PyScrapAcademy

Disclaimer

INFORMATIONAL PURPOSES ONLY: I created this script for personal use only. You cannot scrap the content of modules that you do not own

I am not responsible if you leak any modules !!

Information

This script can be used to scrape content from HackTheBox Academy modules to keep clear track of your progress or make a nice CheatSheet :D, extract the contents into multiple markdown files and store them in a newly created folder.
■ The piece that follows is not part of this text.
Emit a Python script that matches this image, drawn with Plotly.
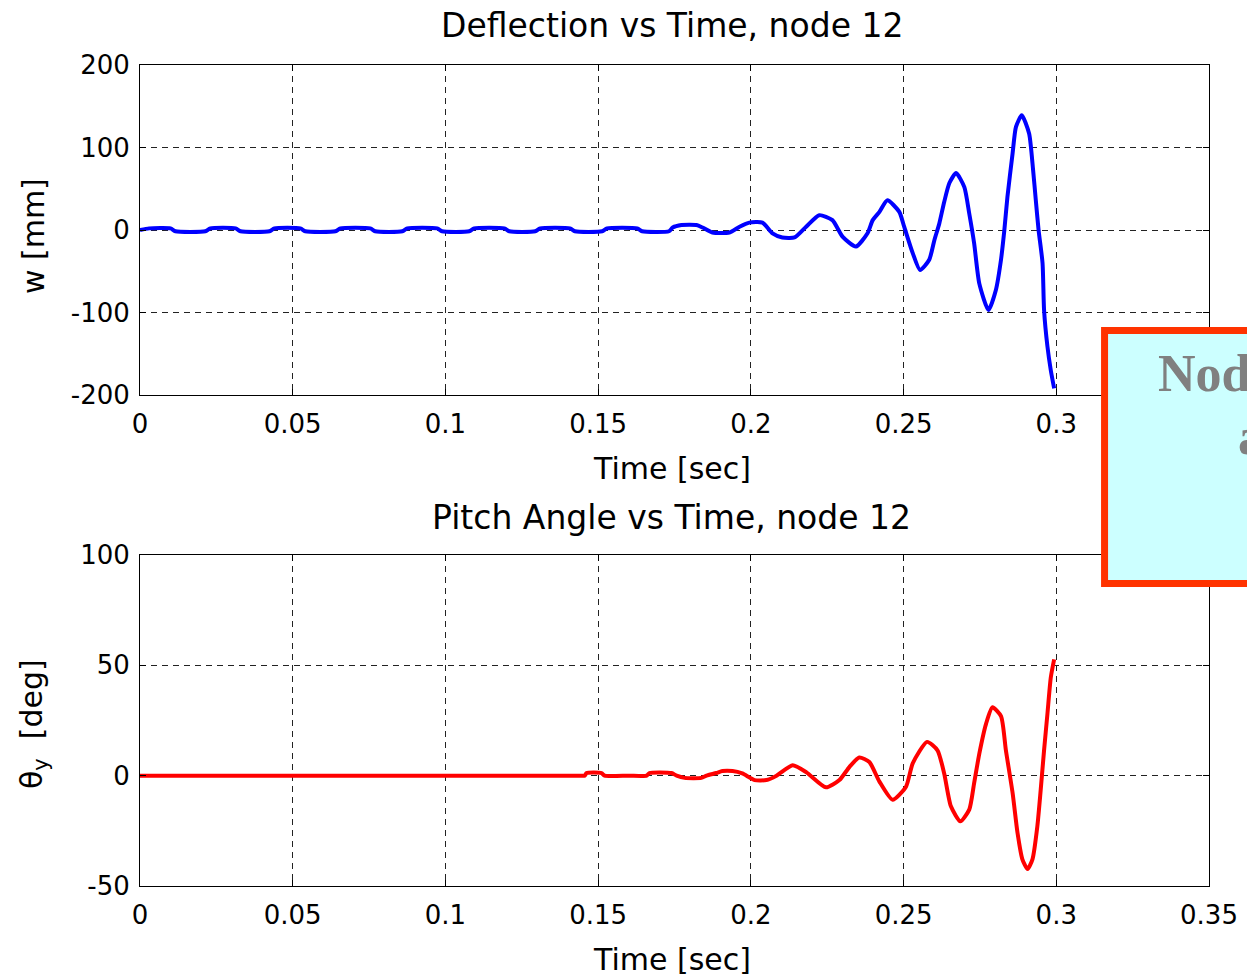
import plotly.graph_objects as go
from plotly.subplots import make_subplots

# ---- node 12 deflection w [mm] vs time [sec] ----
t_defl = [0.0000, 0.0030, 0.0100, 0.0116, 0.0214, 0.0230, 0.0313, 0.0329, 0.0424, 0.0440,
          0.0525, 0.0541, 0.0640, 0.0656, 0.0754, 0.0770, 0.0859, 0.0875, 0.0973, 0.0989,
          0.1078, 0.1094, 0.1193, 0.1209, 0.1294, 0.1310, 0.1408, 0.1424, 0.1513, 0.1529,
          0.1628, 0.1644, 0.1732, 0.1744, 0.1773, 0.1822, 0.1842, 0.1874, 0.1930, 0.1963,
          0.1995, 0.2038, 0.2071, 0.2103, 0.2143, 0.2181, 0.2224, 0.2267, 0.2300, 0.2344,
          0.2382, 0.2399, 0.2421, 0.2447, 0.2486, 0.2502, 0.2530, 0.2554, 0.2584, 0.2601,
          0.2617, 0.2633, 0.2650, 0.2672, 0.2699, 0.2715, 0.2731, 0.2748, 0.2778, 0.2802,
          0.2819, 0.2830, 0.2840, 0.2857, 0.2868, 0.2887, 0.2911, 0.2924, 0.2933, 0.2942,
          0.2955, 0.2960, 0.2971, 0.2982, 0.2993]
w_defl = [0, 2, 2, -1.5, -1.5, 2, 2, -1.5, -1.5, 2,
          2, -1.5, -1.5, 2, 2, -1.5, -1.5, 2, 2, -1.5,
          -1.5, 2, 2, -1.5, -1.5, 2, 2, -1.5, -1.5, 2,
          2, -1.5, -1.5, 3, 6, 6, 3, -3, -3, 4,
          9, 9, -4, -9, -9, 4, 18, 12, -8, -20,
          -4, 12, 22, 36, 22, 4, -28, -48.5, -36, -12,
          8, 34, 57, 69, 52, 20, -16, -65, -97, -73,
          -36, 0, 40, 93, 125, 139, 117, 73, 36, 0,
          -40, -97, -141, -170, -192]

# ---- node 12 pitch angle theta_y [deg] vs time [sec] ----
t_pitch = [0.0000, 0.0500, 0.1000, 0.1300, 0.1440, 0.1456, 0.1462, 0.1511, 0.1521, 0.1600,
           0.1659, 0.1668, 0.1740, 0.1757, 0.1783,
           0.1838, 0.1855, 0.1887, 0.1907, 0.1940, 0.1972, 0.2012, 0.2051, 0.2084, 0.2137,
           0.2182, 0.2246, 0.2290, 0.2323, 0.2355, 0.2388, 0.2421, 0.2464, 0.2508, 0.2530,
           0.2577, 0.2611, 0.2633, 0.2655, 0.2686, 0.2715, 0.2731, 0.2748, 0.2770, 0.2791,
           0.2819, 0.2835, 0.2857, 0.2873, 0.2889, 0.2906, 0.2922, 0.2938, 0.2949, 0.2960,
           0.2971, 0.2982, 0.2993]
theta_pitch = [0, 0, 0, 0, 0, 0, 1.2, 1.2, 0, 0,
               0, 1.2, 1.2, 0, -1,
               -1, 0, 1.2, 2.1, 2.1, 1, -2, -2, 0, 4.7,
               1.5, -5.3, -2, 4, 8.2, 6.2, -2.7, -10.9, -5, 5.6,
               15.3, 11.5, 1, -13.9, -20.7, -15.4, -3.4, 10, 23.5, 31,
               27, 11.5, -7.9, -25.9, -37.9, -42.3, -37.9, -22.9, -6.4, 11.5,
               28, 44.5, 52.7]

# ---- axis ticks ----
time_ticks = [0, 0.05, 0.1, 0.15, 0.2, 0.25, 0.3, 0.35]
time_labels = ["0", "0.05", "0.1", "0.15", "0.2", "0.25", "0.3", "0.35"]
# the last label of the upper time axis sits under the callout box
time_labels_upper = ["0", "0.05", "0.1", "0.15", "0.2", "0.25", "0.3", ""]
defl_ticks = [-200, -100, 0, 100, 200]
defl_labels = ["-200", "-100", "0", "100", "200"]
pitch_ticks = [-50, 0, 50, 100]
pitch_labels = ["-50", "0", "50", "100"]

FONT = "DejaVu Sans"

fig = make_subplots(rows=2, cols=1, vertical_spacing=0.1948)

fig.add_trace(go.Scatter(x=t_defl, y=w_defl, mode="lines",
                         line=dict(color="#0000ff", width=4, shape="spline", smoothing=0.6),
                         showlegend=False),
              row=1, col=1)
fig.add_trace(go.Scatter(x=t_pitch, y=theta_pitch, mode="lines",
                         line=dict(color="#ff0000", width=4, shape="spline", smoothing=0.6),
                         showlegend=False),
              row=2, col=1)

axis_common = dict(
    showline=True, linecolor="black", linewidth=1, mirror="ticks",
    ticks="inside", ticklen=6, tickcolor="black",
    showgrid=True, gridcolor="#222222", gridwidth=1, griddash="6px,5px",
    zeroline=False, automargin=False,
    tickfont=dict(family=FONT, size=26, color="black"),
)

fig.update_xaxes(range=[0, 0.35], tickvals=time_ticks, ticktext=time_labels,
                 ticklabelstandoff=6, **axis_common)
fig.update_xaxes(ticktext=time_labels_upper, row=1, col=1)
fig.update_yaxes(ticklabelstandoff=4, **axis_common)
fig.update_yaxes(range=[-200, 200], tickvals=defl_ticks, ticktext=defl_labels, row=1, col=1)
fig.update_yaxes(range=[-50, 100], tickvals=pitch_ticks, ticktext=pitch_labels, row=2, col=1)

fig.update_layout(
    width=1247, height=980,
    margin=dict(l=140, r=38, t=65, b=94, autoexpand=False),
    paper_bgcolor="white", plot_bgcolor="white",
    font=dict(family=FONT, color="black"),
)
fig.update_layout(yaxis=dict(domain=[0.598, 1.0]), yaxis2=dict(domain=[0.0, 0.4032]))

# titles and axis labels
def label(text, x, y, size, angle=0):
    fig.add_annotation(text=text, xref="paper", yref="paper", x=x, y=y,
                       xanchor="center", yanchor="middle", showarrow=False,
                       textangle=angle, font=dict(family=FONT, size=size, color="black"))

label("Deflection vs Time, node 12", 0.4972, 1.0487, 33)
label("Time [sec]", 0.4972, 0.5091, 30)
label("w [mm]", -0.100, 0.7917, 30, -90)
label("Pitch Angle vs Time, node 12", 0.4972, 0.4494, 33)
label("Time [sec]", 0.4972, -0.0901, 30)
label("θ<sub>y</sub>  [deg]", -0.100, 0.1973, 30, -90)

# callout box on the right
fig.add_shape(type="rect", xref="paper", yref="paper",
              x0=0.9023, x1=1.35, y0=0.3685, y1=0.6766,
              fillcolor="#ccffff", line=dict(color="#ff3300", width=7), layer="above")
fig.add_annotation(text="<b>Node 12 located</b>", xref="paper", yref="paper",
                   x=0.9505, y=0.6248, xanchor="left", yanchor="middle", showarrow=False,
                   font=dict(family="Liberation Serif", size=52, color="#808080"))
fig.add_annotation(text="<b>at wing tip</b>", xref="paper", yref="paper",
                   x=1.0252, y=0.5469, xanchor="left", yanchor="middle", showarrow=False,
                   font=dict(family="Liberation Serif", size=52, color="#808080"))

fig.write_html("out.html")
The script is written in Python3 and requires the following modules:

Dependencies

This web scraper relies on the following Python libraries:

Beautiful Soup 4: A library for pulling data out of HTML and XML files, making it easy to navigate and search the parse tree.
Requests: A library for making HTTP requests in Python, providing a simple and convenient way to interact with web services.
PyYAML: A YAML parser and emitter for Python, allowing you to easily read and write YAML files.

Features

Scrape links from a web page
Save the list of links to a text file
Extract content from each link
Save the content of each link in a separate Markdown file
Organize the scraped content into folders

Installation

Clone the repository:

git clone https://github.com/Oxooi/PyScrapAcademy.git

Change the directory to the project folder:

cd PyScrapAcademy

Install the required dependencies:

pip install -r requirements.txt

Configuration

Rename the config.example.yaml file to config.yaml in the config folder.
Open the config.yaml file and set the following parameters:

url: The URL of the web page you want to scrape
file: The name of the text file where the list of links will be saved
cookies: The cookies to use for requests (htb_academy_session)

Usage

Run the script with the following command:

python bot.py

The script will create a results folder containing the scraped content organized in subfolders.